The cost — 20-25 cents — must be lower than the EV gain. At -120 (a 10-cent buy), the math is positive; at -130 (a 20-cent buy), it is roughly break-even; at -135 or worse, the book has priced the half-point above its expected value. Bettors should check the price of the 3 across multiple books and only buy when the cost is below the EV gain. The same logic applies to buying off the 7 (smaller frequency, smaller half-point premium).
Practical checklist for pushes
- Check the half-point cost before buying off the 3 or 7 in the NFL. The EV gain is real but only at the right price.
- Read parlay rules at every book you use. The leg-drop rule is standard at major US books but not universal.
- Avoid whole-number totals in MLB unless you have explicitly priced the push risk into the bet.
- Log pushes separately in your bankroll tracker. They are not wins or losses but they affect units deployed.
- Watch for SGP push rules, which vary by operator and can void an entire ticket if a correlated leg ties.

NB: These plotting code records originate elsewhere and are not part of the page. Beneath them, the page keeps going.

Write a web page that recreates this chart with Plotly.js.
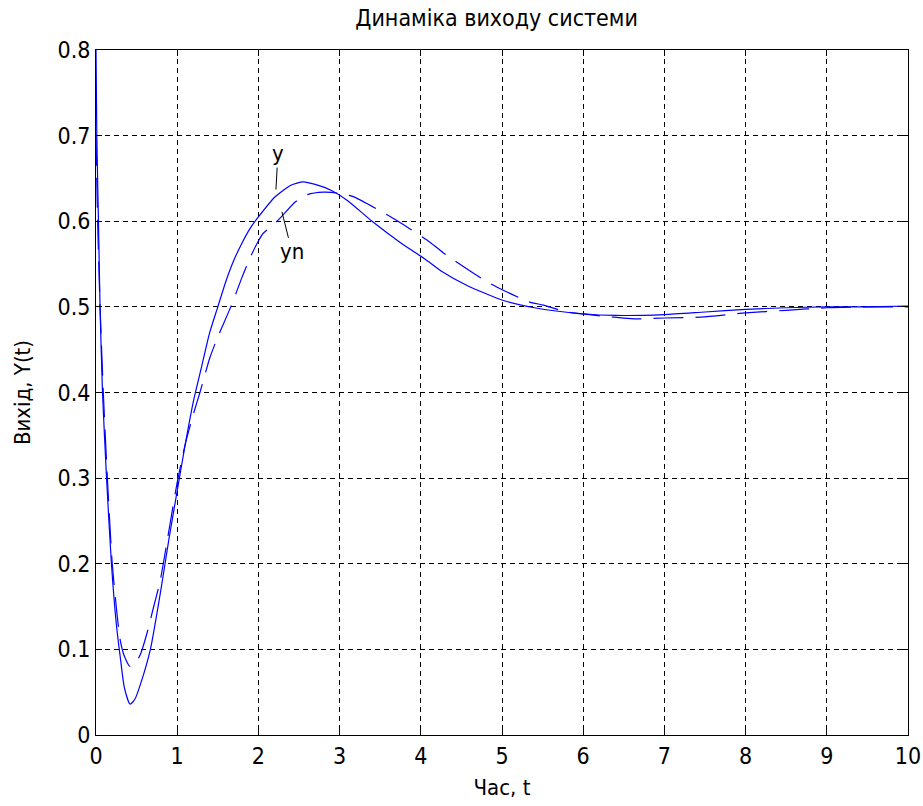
<!DOCTYPE html>
<html>
<head>
<meta charset="utf-8">
<script src="https://cdn.plot.ly/plotly-3.0.1.min.js"></script>
<style>html,body{margin:0;padding:0;background:#fff;}#chart{width:923px;height:806px;}</style>
</head>
<body>
<div id="chart"></div>
<script>
// Solid curve y(t)
const tY = [0, 0.01, 0.03, 0.05, 0.08, 0.13, 0.19, 0.25, 0.30, 0.35, 0.42, 0.48, 0.55, 0.67, 0.8, 0.9, 1.0, 1.1, 1.2, 1.3, 1.4, 1.5, 1.6, 1.7, 1.8, 1.9, 2.0, 2.2, 2.4, 2.55, 2.7, 2.9, 3.1, 3.4, 3.75, 4.05, 4.25, 4.57, 5.0, 5.4, 6.0, 6.4, 7.0, 7.5, 8.0, 8.5, 9.0, 9.5, 10];
const yVals = [0.8, 0.7, 0.6, 0.5, 0.4, 0.3, 0.2, 0.13, 0.09, 0.055, 0.036, 0.042, 0.06, 0.10, 0.17, 0.23, 0.285, 0.34, 0.39, 0.43, 0.47, 0.50, 0.53, 0.555, 0.575, 0.592, 0.605, 0.628, 0.642, 0.646, 0.643, 0.636, 0.624, 0.600, 0.575, 0.556, 0.542, 0.525, 0.508, 0.499, 0.492, 0.490, 0.491, 0.494, 0.497, 0.499, 0.500, 0.500, 0.501];
// Dashed curve yn(t)
const tYn = [0, 0.02, 0.05, 0.09, 0.14, 0.2, 0.26, 0.3, 0.35, 0.42, 0.48, 0.55, 0.64, 0.70, 0.79, 0.9, 1.0, 1.1, 1.2, 1.28, 1.4, 1.5, 1.66, 1.8, 1.9, 2.0, 2.06, 2.23, 2.46, 2.6, 2.8, 2.97, 3.16, 3.54, 3.72, 4.12, 4.28, 4.77, 4.94, 5.33, 5.51, 5.8, 6.37, 6.63, 7.0, 7.45, 8.0, 8.5, 9.0, 9.5, 10];
const ynVals = [0.7, 0.6, 0.5, 0.4, 0.3, 0.2, 0.14, 0.11, 0.092, 0.08, 0.083, 0.095, 0.123, 0.146, 0.18, 0.24, 0.295, 0.34, 0.375, 0.4, 0.44, 0.465, 0.5, 0.535, 0.558, 0.577, 0.586, 0.6, 0.623, 0.631, 0.634, 0.633, 0.629, 0.61, 0.6, 0.575, 0.563, 0.532, 0.523, 0.506, 0.502, 0.494, 0.488, 0.486, 0.487, 0.488, 0.493, 0.496, 0.499, 0.5, 0.5];

const xTicks = [0,1,2,3,4,5,6,7,8,9,10];
const yTicks = [0,0.1,0.2,0.3,0.4,0.5,0.6,0.7,0.8];
const yTickText = ['0','0.1','0.2','0.3','0.4','0.5','0.6','0.7','0.8'];

const titleText = 'Динаміка виходу системи';
const xLabel = 'Час, t';
const yLabel = 'Вихід, Y(t)';

const FONT = '"DejaVu Sans Condensed", "Liberation Sans", sans-serif';

const traces = [
  {x: tY, y: yVals, type: 'scatter', mode: 'lines', name: 'y',
   line: {color: '#0000ff', width: 1.2, shape: 'spline', smoothing: 0.6}},
  {x: tYn, y: ynVals, type: 'scatter', mode: 'lines', name: 'yn',
   line: {color: '#0000ff', width: 1.2, dash: '30px,12px', shape: 'spline', smoothing: 0.6}}
];

const axisCommon = {
  showline: true, linecolor: '#000', linewidth: 1, mirror: 'allticks',
  ticks: 'inside', ticklen: 6, tickcolor: '#000', tickwidth: 1,
  showgrid: true, gridcolor: '#000', gridwidth: 1, griddash: '5px,4px',
  zeroline: false, tickfont: {family: FONT, size: 23, color: '#000'}
};

const layout = {
  width: 923, height: 806,
  margin: {l: 96, r: 15, t: 50, b: 71},
  paper_bgcolor: '#fff', plot_bgcolor: '#fff',
  showlegend: false,
  title: {text: titleText, font: {family: FONT, size: 23, color: '#000'}, x: 0.538, xanchor: 'center', y: 0.978, yanchor: 'middle'},
  xaxis: Object.assign({}, axisCommon, {range: [0, 10], tickvals: xTicks, ticktext: xTicks.map(String),
    title: {text: xLabel, font: {family: FONT, size: 22, color: '#000'}, standoff: 12}}),
  yaxis: Object.assign({}, axisCommon, {range: [0, 0.8], tickvals: yTicks, ticktext: yTickText,
    title: {text: yLabel, font: {family: FONT, size: 22, color: '#000'}, standoff: 20}}),
  annotations: [
    {x: 2.216, y: 0.637, xref: 'x', yref: 'y', text: 'y', showarrow: true, arrowhead: 0, arrowwidth: 1, arrowcolor: '#000',
     ax: 2, ay: -36, font: {family: FONT, size: 22, color: '#000'}},
    {x: 2.29, y: 0.611, xref: 'x', yref: 'y', text: 'yn', showarrow: true, arrowhead: 0, arrowwidth: 1, arrowcolor: '#000',
     ax: 10, ay: 40, font: {family: FONT, size: 22, color: '#000'}}
  ]
};

Plotly.newPlot('chart', traces, layout, {displayModeBar: false, staticPlot: true});
</script>
</body>
</html>
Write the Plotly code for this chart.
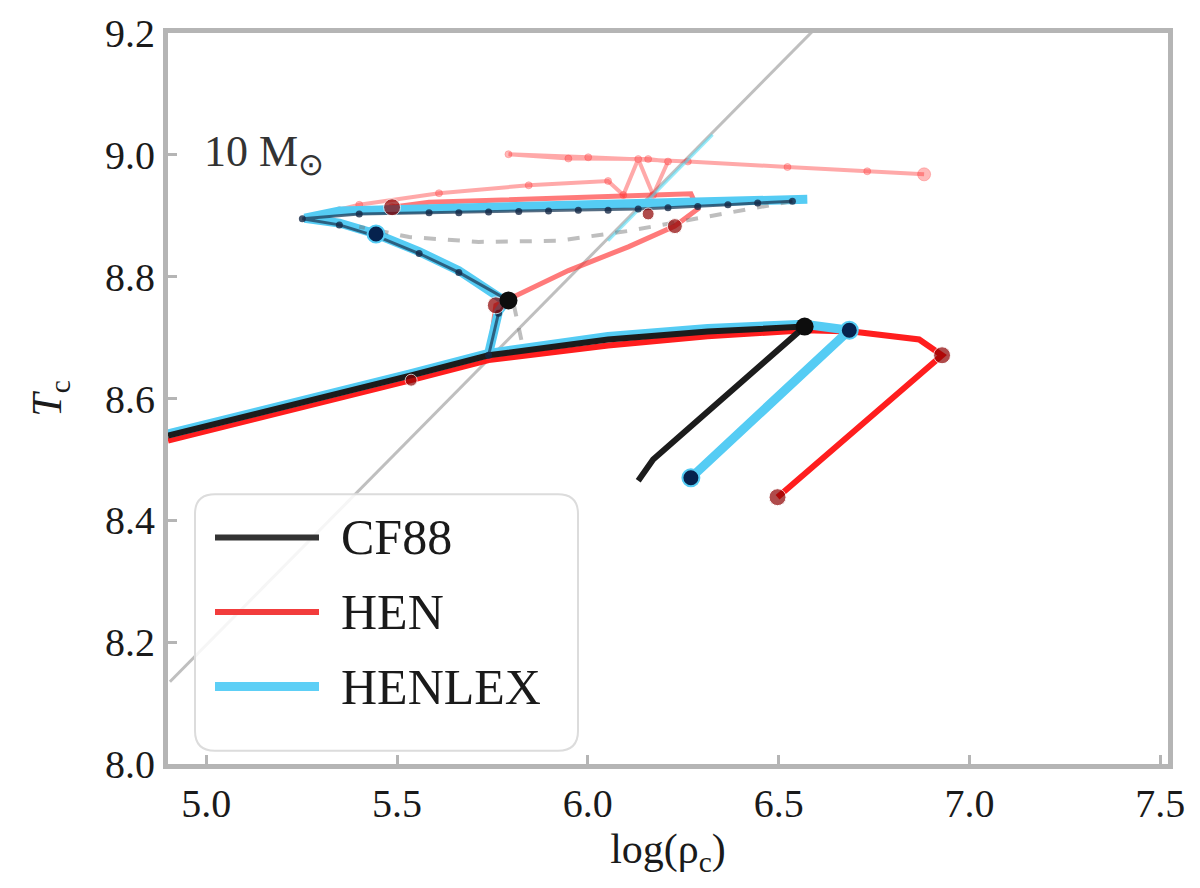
import plotly.graph_objects as go

# ---------------- data (log rho_c, log T_c) ----------------
deg_logrho = [4.905, 6.60]
deg_logT = [8.135, 9.21]

# CF88 (black)
cf_low_x = [6.132, 6.171, 6.568, 6.314, 6.053, 5.845, 5.740, 5.532, 5.271, 4.900]
cf_low_y = [8.465, 8.500, 8.718, 8.710, 8.697, 8.681, 8.671, 8.637, 8.596, 8.539]
cf_up_x = [5.740, 5.766, 5.792, 5.662, 5.558, 5.453, 5.349, 5.252, 5.401, 5.584, 5.662,
           5.740, 5.819, 5.897, 5.975, 6.053, 6.132, 6.210, 6.288, 6.367, 6.445, 6.536]
cf_up_y = [8.671, 8.740, 8.761, 8.807, 8.838, 8.865, 8.885, 8.895, 8.903, 8.905, 8.905,
           8.906, 8.907, 8.908, 8.909, 8.909, 8.911, 8.913, 8.915, 8.918, 8.921, 8.924]
cf_faint_x = [6.536, 6.314, 6.106, 5.923, 5.714, 5.532, 5.401, None, 5.806, 5.832]
cf_faint_y = [8.924, 8.898, 8.875, 8.859, 8.857, 8.865, 8.882, None, 8.754, 8.678]
cf_dot_x = [6.568, 5.792]
cf_dot_y = [8.718, 8.761]

# HENLEX (light blue)
hx_low_x = [6.270, 6.685, 6.568, 6.314, 6.053, 5.845, 5.740, 5.532, 5.271, 4.900]
hx_low_y = [8.470, 8.712, 8.722, 8.715, 8.702, 8.684, 8.674, 8.640, 8.599, 8.542]
hx_up_x = [5.740, 5.766, 5.785, 5.662, 5.558, 5.445, 5.349, 5.258, 5.349, 5.532, 5.792, 6.053, 6.314, 6.575]
hx_up_y = [8.674, 8.743, 8.759, 8.810, 8.841, 8.870, 8.888, 8.896, 8.908, 8.911, 8.913, 8.916, 8.922, 8.927]
hx_faint_x = [6.053, 6.327]
hx_faint_y = [8.859, 9.033]
hx_dot_x = [6.270, 6.685, 5.445]
hx_dot_y = [8.470, 8.712, 8.870]

# HEN (red)
hen_low_x = [6.497, 6.928, 6.868, 6.784, 6.693, 6.568, 6.314, 6.053, 5.845, 5.740, 5.537, 5.271, 4.900]
hen_low_y = [8.438, 8.671, 8.697, 8.704, 8.710, 8.712, 8.702, 8.687, 8.671, 8.663, 8.630, 8.588, 8.531]
hen_up_x = [5.740, 5.759, 5.949, 6.106, 6.228, 6.288, 6.270, 6.053, 5.792, 5.584, 5.487]
hen_up_y = [8.663, 8.753, 8.810, 8.849, 8.883, 8.911, 8.936, 8.931, 8.927, 8.922, 8.914]
hen_faint_x = [5.487, 5.349, 5.271, 5.401, 5.610, 5.845, 6.053, 6.093, 6.132, 6.171, 6.210,
               6.158, 5.949, 5.792, 6.001, 6.262, 6.523, 6.732, 6.881]
hen_faint_y = [8.914, 8.909, 8.898, 8.918, 8.937, 8.950, 8.957, 8.934, 8.993, 8.934, 8.989,
               8.993, 8.994, 9.001, 8.996, 8.989, 8.980, 8.973, 8.968]
hen_faint_size = [7] * 18 + [13]
hen_dot_x = [6.497, 6.928, 5.759, 6.228, 6.158, 5.487, 5.537]
hen_dot_y = [8.438, 8.671, 8.753, 8.883, 8.903, 8.914, 8.630]
hen_dot_size = [17, 17, 17, 15, 12, 17, 12]

x_ticks = [5.0, 5.5, 6.0, 6.5, 7.0, 7.5]
y_ticks = [8.0, 8.2, 8.4, 8.6, 8.8, 9.0, 9.2]

legend_names = ["CF88", "HEN", "HENLEX"]
legend_colors = ["#333333", "#f23c3c", "#5dcff6"]
legend_widths = [6, 6, 9]

BLACK = "#1c1c1c"
RED = "#ff1e1e"
CYAN = "#55ccf4"
FONT = "Liberation Serif"

fig = go.Figure()

# degeneracy-like reference line
fig.add_trace(go.Scatter(x=deg_logrho, y=deg_logT, mode="lines",
                         line=dict(color="rgba(170,170,170,0.75)", width=3),
                         showlegend=False, hoverinfo="skip"))

# HEN
fig.add_trace(go.Scatter(x=hen_faint_x, y=hen_faint_y, mode="lines+markers",
                         line=dict(color="rgba(255,40,40,0.40)", width=4),
                         marker=dict(size=hen_faint_size, color="rgba(255,40,40,0.45)"),
                         showlegend=False, name="HEN"))
fig.add_trace(go.Scatter(x=hen_low_x, y=hen_low_y, mode="lines",
                         line=dict(color=RED, width=6), showlegend=False, name="HEN"))
fig.add_trace(go.Scatter(x=hen_up_x, y=hen_up_y, mode="lines",
                         line=dict(color="rgba(255,50,50,0.65)", width=5),
                         showlegend=False, name="HEN"))

# HENLEX
fig.add_trace(go.Scatter(x=hx_faint_x, y=hx_faint_y, mode="lines",
                         line=dict(color="rgba(85,220,245,0.6)", width=3),
                         showlegend=False, name="HENLEX"))
fig.add_trace(go.Scatter(x=hx_low_x, y=hx_low_y, mode="lines",
                         line=dict(color=CYAN, width=9), showlegend=False, name="HENLEX"))
fig.add_trace(go.Scatter(x=hx_up_x, y=hx_up_y, mode="lines",
                         line=dict(color=CYAN, width=9), showlegend=False, name="HENLEX"))

# CF88
fig.add_trace(go.Scatter(x=cf_faint_x, y=cf_faint_y, mode="lines",
                         line=dict(color="rgba(110,110,110,0.45)", width=4, dash="dash"),
                         showlegend=False, name="CF88"))
fig.add_trace(go.Scatter(x=cf_low_x, y=cf_low_y, mode="lines",
                         line=dict(color=BLACK, width=6), showlegend=False, name="CF88"))
fig.add_trace(go.Scatter(x=cf_up_x, y=cf_up_y, mode="lines+markers",
                         line=dict(color="rgba(30,60,90,0.75)", width=3),
                         marker=dict(size=7, color="rgba(20,40,70,0.8)"),
                         showlegend=False, name="CF88"))

# key points
fig.add_trace(go.Scatter(x=hen_dot_x, y=hen_dot_y, mode="markers",
                         marker=dict(size=hen_dot_size, color="#8e0000"),
                         showlegend=False, name="HEN"))
fig.add_trace(go.Scatter(x=hx_dot_x, y=hx_dot_y, mode="markers",
                         marker=dict(size=17, color="#06224e", line=dict(color=CYAN, width=2)),
                         showlegend=False, name="HENLEX"))
fig.add_trace(go.Scatter(x=cf_dot_x, y=cf_dot_y, mode="markers",
                         marker=dict(size=18, color="#0d0d0d"),
                         showlegend=False, name="CF88"))

# ---------------- manual legend ----------------
x0, x1, y0, y1 = 0.027, 0.410, 0.018, 0.369
rx, ry = 0.02, 0.027
path = (f"M{x0+rx},{y0} L{x1-rx},{y0} Q{x1},{y0} {x1},{y0+ry} L{x1},{y1-ry} "
        f"Q{x1},{y1} {x1-rx},{y1} L{x0+rx},{y1} Q{x0},{y1} {x0},{y1-ry} "
        f"L{x0},{y0+ry} Q{x0},{y0} {x0+rx},{y0} Z")
shapes = [dict(type="path", path=path, xref="paper", yref="paper",
               fillcolor="rgba(255,255,255,0.85)", line=dict(color="#dcdcdc", width=2),
               layer="above")]
annotations = []
leg_y = [0.310, 0.208, 0.106]
for name, col, w, yy in zip(legend_names, legend_colors, legend_widths, leg_y):
    shapes.append(dict(type="line", xref="paper", yref="paper", x0=0.047, x1=0.151,
                       y0=yy, y1=yy, line=dict(color=col, width=w), layer="above"))
    annotations.append(dict(x=0.171, y=yy, xref="paper", yref="paper", text=name,
                            showarrow=False, xanchor="left", yanchor="middle",
                            font=dict(family=FONT, size=50, color="#1a1a1a")))

annotations.append(dict(x=4.99, y=9.0, xref="x", yref="y", text="10 M<sub>⊙</sub>",
                        showarrow=False, xanchor="left", yanchor="middle",
                        font=dict(family=FONT, size=44, color="#333333")))

axis_common = dict(showgrid=False, zeroline=False, showline=True, mirror=True,
                   linecolor="#b5b5b5", linewidth=5, ticks="inside", ticklen=9,
                   tickwidth=3, tickcolor="#b5b5b5", automargin=False,
                   tickfont=dict(family=FONT, size=40, color="#1a1a1a"))

fig.update_layout(
    width=1200, height=888,
    margin=dict(l=160, r=40, t=25, b=132),
    paper_bgcolor="white", plot_bgcolor="white",
    shapes=shapes, annotations=annotations,
    xaxis=dict(range=[4.9, 7.52], tickvals=x_ticks, tickformat=".1f",
               title=dict(text="log(ρ<sub>c</sub>)", standoff=10,
                          font=dict(family=FONT, size=42, color="#1a1a1a")),
               **axis_common),
    yaxis=dict(range=[8.0, 9.2], tickvals=y_ticks, tickformat=".1f",
               title=dict(text="<i>T</i><sub>c</sub>", standoff=32,
                          font=dict(family=FONT, size=42, color="#1a1a1a")),
               **axis_common),
)

fig.write_html("out.html")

- Remember the psychology: a push is a recovered stake, not a missed win. Do not chase pushes with revenge bets.
Sources & further reading
- Levitt, Steven D. "Why are gambling markets organised so differently from financial markets?" Economic Journal, 2004 — bookmaker pricing of asymmetric risk and the role of key numbers.
- Snowberg, Erik & Wolfers, Justin. "Explaining the Favorite-Longshot Bias: Is It Risk-Love or Misperceptions?" Journal of Political Economy, 2010 — bettor behaviour around perceived certainty.
- Kahneman, Daniel & Tversky, Amos. "Prospect Theory: An Analysis of Decision under Risk." Econometrica, 1979 — the psychological weighting of pushes vs. wins.
- New Jersey Division of Gaming Enforcement — Monthly Sports Wagering Revenue Reports, 2018-2025, for handle and hold accounting including pushes.
- Pinnacle Betting Resources & The Action Network historical NFL margin-of-victory studies — push frequency at 3 and 7 in the modern era.